Century-old Vimy Ridge song brought to life
Posted on November 7, 2015 By Mike Ross Culture, Entertainment, Front Slider, Life, life, Music
Remembrance Day always seems to bring out the best in people – even if they’re no longer alive.
Maybe especially so, for Nov. 11 is the one day a year to offer a moment of silence to remember soldiers who fought – and died – to protect freedom. It’s the least we can do.
Ken McGee never met his grandfather, Private Hartley Charles McGee, who fought with the Canadian forces in World War I and died a year before Ken was born – but they have recently become connected through a song that hasn’t been heard in almost 80 years, brought to life by two local musicians. It’s called Battle of Vimy, written by Hartley after he survived the battle at Vimy Ridge that claimed the lives of thousands of his comrades in 1917. His impression includes lines like this: “A few of the boys came back and the rest wait for Judgement Day … and then you stay there three long years, feeling sick at heart, and you wish to God you’d see the man that caused the war to start, and then the war, it ends at last and you are homeward bound, not the boy that joined the ranks, but an old man, broken down.”
No one knows what the song originally sounded like, or what musical instruments would’ve been available at the time. Private McGee, who clearly had musical skills, apparently performed the song on CBC radio after the war; Grandson has had no luck trying to locate a recording, if any were made. All Ken had to go on his grandfather’s handwritten sheet music, discovered quite by chance through a cousin. Ken gave a rough copy of the chart to his friends, Edmonton musicians Mark Puffer and producer Laurence Pugh, with instructions to do their best.
“I wanted to commemorate my grandfather I never knew,” says McGee, a construction worker who grew up in Alberta and was born in New Brunswick. “I wanted to put him in the limelight. He was an interesting man. He was obviously talented, a musician and a songwriter, he worked for CP Rail, and was the first fire chief in the village of Harvey (New Brunswick).”
Hartley McGee volunteered to join the 104th Canadian infantry regiment and go overseas when he was 16 years old, Ken continues, “as a lot of people did, which was illegal, and he came back a very changed man. It was quite an arduous journey, as you can imagine, living in trenches with the rats and sleeping in mud up to their knees. It didn’t affect him in a way where he was mean, but like my father said, he came back a very changed man. He went a boy, as it said in the poem, and came back a broken man.”
The job of assembling a new performance and arrangement of Battle of Vimy fell mainly to veteran local guitarist Mark Puffer, who plays with multiple CCMA winner Gord Bamford.
“It was kind of an odd feeling,” Puffer says. “Just the fact that it was written by a veteran all those years ago, I felt like I was the first one to hear it … I had to put a little bit of my own spin on parts that I couldn’t decipher.
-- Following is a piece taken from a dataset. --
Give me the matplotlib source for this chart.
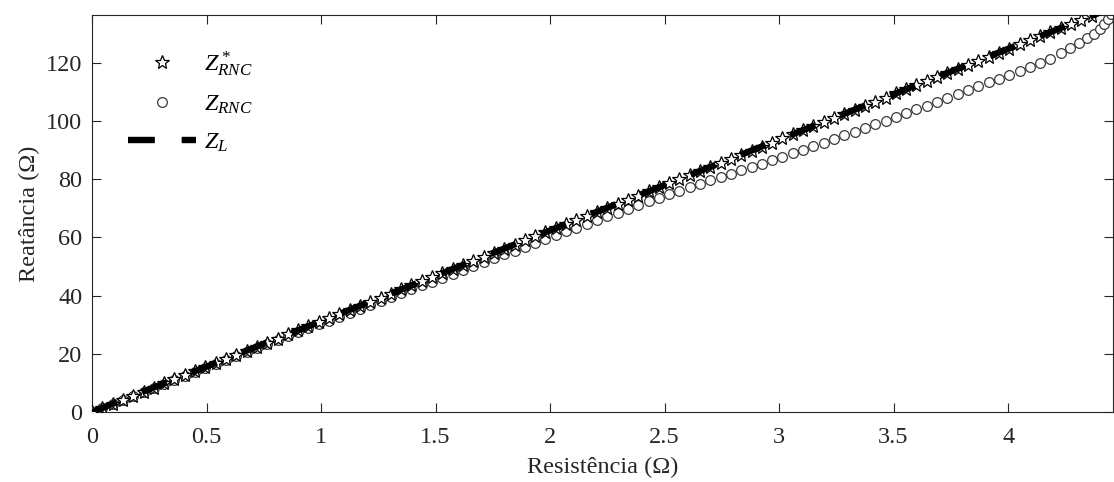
import matplotlib.pyplot as plt
import matplotlib

matplotlib.rcParams.update({
    "font.family": "Liberation Serif",
    "font.size": 17.5,
    "mathtext.fontset": "custom",
    "mathtext.rm": "Liberation Serif",
    "mathtext.it": "Liberation Serif:italic",
})

# Z*_RNC (stars) - resistance and reactance
r_star = [0.000, 0.045, 0.090, 0.135, 0.180, 0.225, 0.270, 0.315, 0.360, 0.405,
          0.450, 0.495, 0.540, 0.585, 0.630, 0.675, 0.720, 0.765, 0.810, 0.855,
          0.900, 0.945, 0.990, 1.035, 1.080, 1.125, 1.170, 1.215, 1.260, 1.305,
          1.350, 1.395, 1.440, 1.485, 1.530, 1.575, 1.620, 1.665, 1.710, 1.755,
          1.800, 1.845, 1.890, 1.935, 1.980, 2.025, 2.070, 2.115, 2.160, 2.205,
          2.250, 2.295, 2.340, 2.385, 2.430, 2.475, 2.520, 2.565, 2.610, 2.655,
          2.700, 2.745, 2.790, 2.835, 2.880, 2.925, 2.970, 3.015, 3.060, 3.105,
          3.150, 3.195, 3.240, 3.285, 3.330, 3.375, 3.420, 3.465, 3.510, 3.555,
          3.600, 3.645, 3.690, 3.735, 3.780, 3.825, 3.870, 3.915, 3.960, 4.005,
          4.050, 4.095, 4.140, 4.185, 4.230, 4.275, 4.320, 4.365]
x_star = [0.0, 1.40, 2.81, 4.21, 5.62, 7.02, 8.42, 9.83, 11.23, 12.64,
          14.04, 15.44, 16.85, 18.25, 19.66, 21.06, 22.46, 23.87, 25.27, 26.68,
          28.08, 29.48, 30.89, 32.29, 33.70, 35.10, 36.50, 37.91, 39.31, 40.72,
          42.12, 43.52, 44.93, 46.33, 47.74, 49.14, 50.54, 51.95, 53.35, 54.76,
          56.16, 57.56, 58.97, 60.37, 61.78, 63.18, 64.58, 65.99, 67.39, 68.80,
          70.20, 71.60, 73.01, 74.41, 75.82, 77.22, 78.62, 80.03, 81.43, 82.84,
          84.24, 85.64, 87.05, 88.45, 89.86, 91.26, 92.66, 94.07, 95.47, 96.88,
          98.28, 99.68, 101.09, 102.49, 103.90, 105.30, 106.70, 108.11, 109.51, 110.92,
          112.32, 113.72, 115.13, 116.53, 117.94, 119.34, 120.74, 122.15, 123.55, 124.96,
          126.36, 127.76, 129.17, 130.57, 131.98, 133.38, 134.78, 136.19]

# Z_RNC (circles)
r_rnc = [0.000, 0.045, 0.090, 0.135, 0.180, 0.225, 0.270, 0.315, 0.360, 0.405,
         0.450, 0.495, 0.540, 0.585, 0.630, 0.675, 0.720, 0.765, 0.810, 0.855,
         0.900, 0.945, 0.990, 1.035, 1.080, 1.125, 1.170, 1.215, 1.260, 1.305,
         1.350, 1.395, 1.440, 1.485, 1.530, 1.575, 1.620, 1.665, 1.710, 1.755,
         1.800, 1.845, 1.890, 1.935, 1.980, 2.025, 2.070, 2.115, 2.160, 2.205,
         2.250, 2.295, 2.340, 2.385, 2.430, 2.475, 2.520, 2.565, 2.610, 2.655,
         2.700, 2.745, 2.790, 2.835, 2.880, 2.925, 2.970, 3.015, 3.060, 3.105,
         3.150, 3.195, 3.240, 3.285, 3.330, 3.375, 3.420, 3.465, 3.510, 3.555,
         3.600, 3.645, 3.690, 3.735, 3.780, 3.825, 3.870, 3.915, 3.960, 4.005,
         4.050, 4.095, 4.140, 4.185, 4.230, 4.270, 4.310, 4.345, 4.375, 4.400,
         4.420, 4.437, 4.450]
x_rnc = [0.0, 1.37, 2.76, 4.13, 5.52, 6.89, 8.26, 9.64, 11.01, 12.40,
         13.77, 15.14, 16.51, 17.87, 19.24, 20.59, 21.95, 23.31, 24.67, 26.03,
         27.38, 28.73, 30.09, 31.44, 32.79, 34.13, 35.47, 36.81, 38.15, 39.49,
         40.83, 42.17, 43.51, 44.85, 46.19, 47.52, 48.85, 50.19, 51.52, 52.86,
         54.19, 55.52, 56.85, 58.17, 59.51, 60.82, 62.12, 63.42, 64.71, 66.00,
         67.28, 68.56, 69.84, 71.11, 72.39, 73.66, 74.92, 76.10, 77.27, 78.44,
         79.60, 80.76, 81.93, 83.10, 84.27, 85.44, 86.61, 87.81, 89.01, 90.22,
         91.42, 92.63, 93.85, 95.09, 96.36, 97.62, 98.90, 100.19, 101.48, 102.78,
         104.07, 105.36, 106.66, 107.97, 109.30, 110.63, 111.96, 113.30, 114.61, 115.98,
         117.32, 118.66, 120.10, 121.50, 123.30, 125.00, 126.80, 128.50, 130.10, 131.80,
         133.50, 135.20, 136.90]

# Z_L line endpoints
r_line = [0.0, 4.46]
x_line = [0.0, 139.2]

fig = plt.figure(figsize=(11.14, 4.82), dpi=100)
ax = fig.add_axes([92 / 1114, 1 - 412 / 482, 1020.5 / 1114, 397 / 482])

ax.plot(r_rnc, x_rnc, "o", ls="none", ms=7, mfc="white", mec="#3a3a3a", mew=0.9,
        label=r"$Z_{RNC}$", zorder=2)
ax.plot(r_star, x_star, "*", ls="none", ms=10, mfc="white", mec="black", mew=0.9,
        label=r"$Z^*_{RNC}$", zorder=3)
ln, = ax.plot(r_line, x_line, color="black", lw=4.6, label=r"$Z_L$", zorder=4,
              solid_capstyle="butt", dash_capstyle="butt")
ln.set_dashes((4.2, 4.2))

handles, labels = ax.get_legend_handles_labels()
order = [1, 0, 2]
ax.legend([handles[i] for i in order], [labels[i] for i in order],
          loc="upper left", bbox_to_anchor=(0.019, 0.955), frameon=False,
          handlelength=2.8, handletextpad=0.3, labelspacing=0.62, borderpad=0.2)

ax.set_xlim(0, 4.456)
ax.set_ylim(0, 136.5)
ax.set_xticks([0, 0.5, 1, 1.5, 2, 2.5, 3, 3.5, 4])
ax.set_xticklabels(["0", "0.5", "1", "1.5", "2", "2.5", "3", "3.5", "4"])
ax.set_yticks([0, 20, 40, 60, 80, 100, 120])
ax.tick_params(direction="in", length=6.5, width=0.8, top=True, right=True,
               colors="#262626", labelcolor="#262626")
ax.tick_params(axis="x", pad=11)
ax.tick_params(axis="y", pad=7)
for s in ax.spines.values():
    s.set_color("#262626")
    s.set_linewidth(0.8)

ax.set_xlabel("Resistência (Ω)", color="#262626", labelpad=6)
ax.set_ylabel("Reatância (Ω)", color="#262626", labelpad=4)

plt.savefig("out.png", dpi=100)
plt.close()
It definitely isn’t the type of song I usually sing, so I did my best to make it sound authentic. Not sure if I succeeded!”
It does sound authentic: quaint, drawn from the music hall styles of the tine, and clearly meant for piano accompaniment. They added some military snare drum, and appended the poem, as Hartley had originally written it. The result is an honest and frankly eerie first-hand account of one of Canada’s worst war losses.
Ken says he gets chills when he hears it.
“I never really felt akin to my grandfather, knowing him only from stores when I was a kid and that he was my namesake,” he says, “but this has brought him more to forefront of my life. Now I think of him more often, and I know him a little better.”
McGee, who commissioned the project for his family and the New Brunswick Historical Society, pressed a limited run of CD singles available free to anyone who wants one. Digital downloads of the song are also free from Soundcloud.